Pues bien, pasa en la moral esto, quizás con más, frecuencia, con más intensidad que en los demás aspectos. En cualquier individuo, por degradado que nos parezca, hay una corteza ética que recubre el fondo invisible de la verdad de sus pensamientos. Las formas sociales, los respetos humanos, el honor incluso, forman el tejido epitelial de la moral, la epidermis, por decirlo así, de sus principios. Lo que se ve de la moral del individuo es, pues, en la mayoría de los casos, asaz limitado. Y tras la máscara de una hipócrita corrección puede actuar, -actúa impunemente- el mal.
Con frecuencia se usa de la moral como del traje o del vestido.
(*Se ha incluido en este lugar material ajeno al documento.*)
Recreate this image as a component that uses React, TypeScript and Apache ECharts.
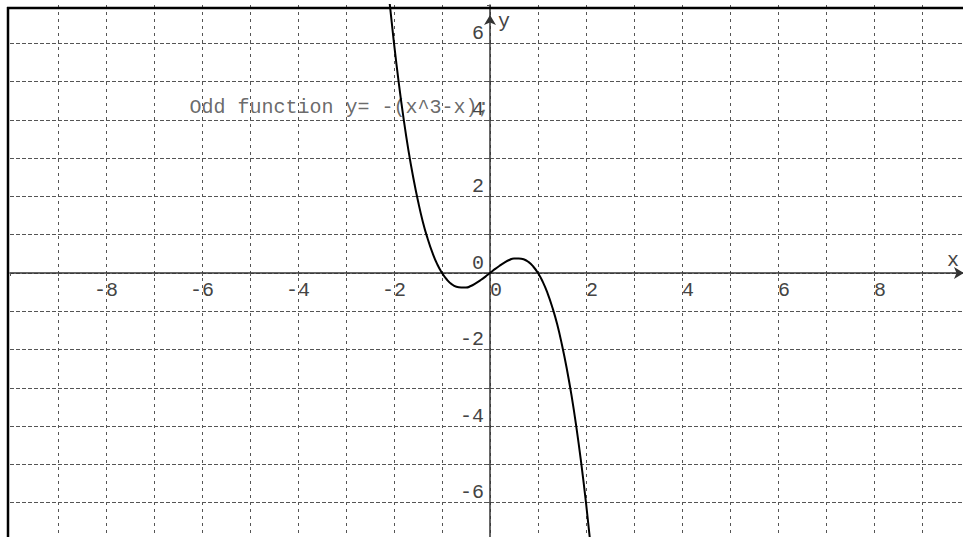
import React, { useEffect, useRef } from "react";
import * as echarts from "echarts";

// Sampled points of the odd function y = -(x^3 - x)
const curveX = [
  -2.1, -2.0, -1.9, -1.8, -1.7, -1.6, -1.5, -1.4, -1.3, -1.2, -1.1, -1.0,
  -0.9, -0.8, -0.7, -0.6, -0.5, -0.4, -0.3, -0.2, -0.1, 0,
  0.1, 0.2, 0.3, 0.4, 0.5, 0.6, 0.7, 0.8, 0.9, 1.0,
  1.1, 1.2, 1.3, 1.4, 1.5, 1.6, 1.7, 1.8, 1.9, 2.0, 2.1,
];
const curveY = [
  7.16, 6.0, 4.96, 4.03, 3.21, 2.5, 1.88, 1.34, 0.9, 0.53, 0.23, 0,
  -0.17, -0.29, -0.36, -0.38, -0.38, -0.34, -0.27, -0.19, -0.1, 0,
  0.1, 0.19, 0.27, 0.34, 0.38, 0.38, 0.36, 0.29, 0.17, 0,
  -0.23, -0.53, -0.9, -1.34, -1.88, -2.5, -3.21, -4.03, -4.96, -6.0, -7.16,
];

// Axis ranges and labelled ticks
const xRange = [-10, 10];
const yRange = [-7, 7];
const xTickLabels = [-8, -6, -4, -2, 0, 2, 4, 6, 8];
const yTickLabels = [-6, -4, -2, 0, 2, 4, 6];

// Caption and its anchor in data coordinates
const caption = "Odd function y= -(x^3-x);";
const captionAt = [-6.25, 4.3];

const MONO = "'Courier New', 'Liberation Mono', monospace";
const FONT_SIZE = 20;
const TEXT_COLOR = "#444";

// Plot box in pixels
const GRID_LEFT = 10;
const GRID_TOP = 5;
const GRID_W = 960;
const GRID_H = 536;

export default function App() {
  const ref = useRef<HTMLDivElement>(null);

  useEffect(() => {
    document.body.style.margin = "0";
    if (!ref.current) return;
    const chart = echarts.init(ref.current, null, { renderer: "svg" });

    // Axes cross at the origin: shift each axis from the grid edge to zero
    const zeroY = GRID_TOP + (GRID_H * yRange[1]) / (yRange[1] - yRange[0]);
    const zeroX = GRID_LEFT + (GRID_W * -xRange[0]) / (xRange[1] - xRange[0]);
    const xOffset = zeroY - (GRID_TOP + GRID_H);
    const yOffset = GRID_LEFT - zeroX;

    const gridStyle = { color: "#555", width: 1 };
    const textStyle = { fontFamily: MONO, fontSize: FONT_SIZE, color: TEXT_COLOR };

    chart.setOption({
      animation: false,
      backgroundColor: "#fff",
      grid: {
        left: GRID_LEFT,
        top: GRID_TOP,
        width: GRID_W,
        height: GRID_H,
        containLabel: false,
        outerBoundsMode: "none",
      },
      xAxis: {
        type: "value",
        position: "bottom",
        offset: xOffset,
        min: xRange[0],
        max: xRange[1],
        interval: 1,
        name: "x",
        nameLocation: "end",
        nameGap: -17,
        nameTextStyle: {
          ...textStyle,
          align: "center",
          verticalAlign: "bottom",
          padding: [0, 0, 3, 0],
        },
        axisLine: {
          onZero: false,
          lineStyle: { color: "#333", width: 1.5 },
          symbol: ["none", "arrow"],
          symbolSize: [9, 10],
          symbolOffset: [0, -6],
        },
        axisTick: { show: true, length: 3, lineStyle: { color: "#555" } },
        axisLabel: {
          ...textStyle,
          margin: 7,
          align: "right",
          padding: [0, -12, 0, 0],
          formatter: (v: number) => (xTickLabels.includes(v) ? String(v) : ""),
        },
        splitLine: {
          show: true,
          showMinLine: false,
          showMaxLine: false,
          lineStyle: { ...gridStyle, type: [3, 4] },
        },
      },
      yAxis: {
        type: "value",
        position: "left",
        offset: yOffset,
        min: yRange[0],
        max: yRange[1],
        interval: 1,
        name: "y",
        nameLocation: "end",
        nameGap: -16,
        nameTextStyle: {
          ...textStyle,
          align: "left",
          verticalAlign: "middle",
          padding: [0, 0, 0, 8],
        },
        axisLine: {
          onZero: false,
          lineStyle: { color: "#333", width: 1.5 },
          symbol: ["none", "arrow"],
          symbolSize: [9, 10],
          symbolOffset: [0, -10],
        },
        axisTick: { show: true, length: 3, lineStyle: { color: "#555" } },
        axisLabel: {
          ...textStyle,
          margin: 6,
          verticalAlign: "bottom",
          formatter: (v: number) => (yTickLabels.includes(v) ? String(v) : ""),
        },
        splitLine: {
          show: true,
          showMinLine: false,
          showMaxLine: false,
          lineStyle: { ...gridStyle, type: [4, 2] },
        },
      },
      series: [
        {
          type: "scatter",
          data: [captionAt],
          symbolSize: 1,
          itemStyle: { color: "transparent" },
          silent: true,
          z: 1,
          label: {
            show: true,
            formatter: caption,
            position: [0, 0],
            align: "left",
            verticalAlign: "middle",
            ...textStyle,
          },
        },
        {
          type: "line",
          data: curveX.map((x, i) => [x, curveY[i]]),
          smooth: true,
          symbol: "none",
          clip: true,
          z: 3,
          lineStyle: { color: "#000", width: 2 },
        },
      ],
      graphic: [
        {
          type: "line",
          shape: { x1: 7, y1: 8, x2: 963, y2: 8 },
          style: { stroke: "#000", lineWidth: 2.5 },
          z: 10,
        },
        {
          type: "line",
          shape: { x1: 8, y1: 7, x2: 8, y2: 537 },
          style: { stroke: "#000", lineWidth: 2.5 },
          z: 10,
        },
      ],
    });

    return () => chart.dispose();
  }, []);

  return <div ref={ref} style={{ width: 963, height: 537 }} />;
}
Observemos al elegante cuando en casa, durante las horas familiares, se desprende del cuello duro y del terno de moda para vestir un holgado pijama rayado. Hace una cosa parecida a lo que en más o en menos, hacemos todos en los momentos libres, al desasirnos de los convencionalismos, recluyéndonos en nuestra propia interioridad moral. Cuando nadie le ve, el hombre piensa Y obra por cuenta propia: tiene el alma en pijama. Es entonces cuando se entrevén y se traslucen claramente las virtudes y los defectos. Porque si un «smoking» irreprochable puede disimular defectos de conformación, una corrección exquisita puede tapar las más monstruosas jorobas morales.
En la terapéutica moral la Religión representa la medicina interna. Opera, no sobre la corteza ética, no sobre la piel, sino en lo más hondo del pensamiento, en las vísceras rectoras de la actividad psíquica. Ninguna ley humana puede calar hasta el subsuelo de la conciencia, removiendo los sedimentos atávicos del mal, transformando la tectónica viciosa de la personalidad. En cambio la religión ciñe sus preceptos a las ideas; su legislación se extiende a los recovecos más olvidados del pensamiento. De ahí su trascendencia.
Al fin y al cabo, la Acción Católica al proponerse su fin de «restaurar todas las cosas en Cristo» no emplea otro medio que el de intervenir, eficazmente, en la moral íntima de cada individuo.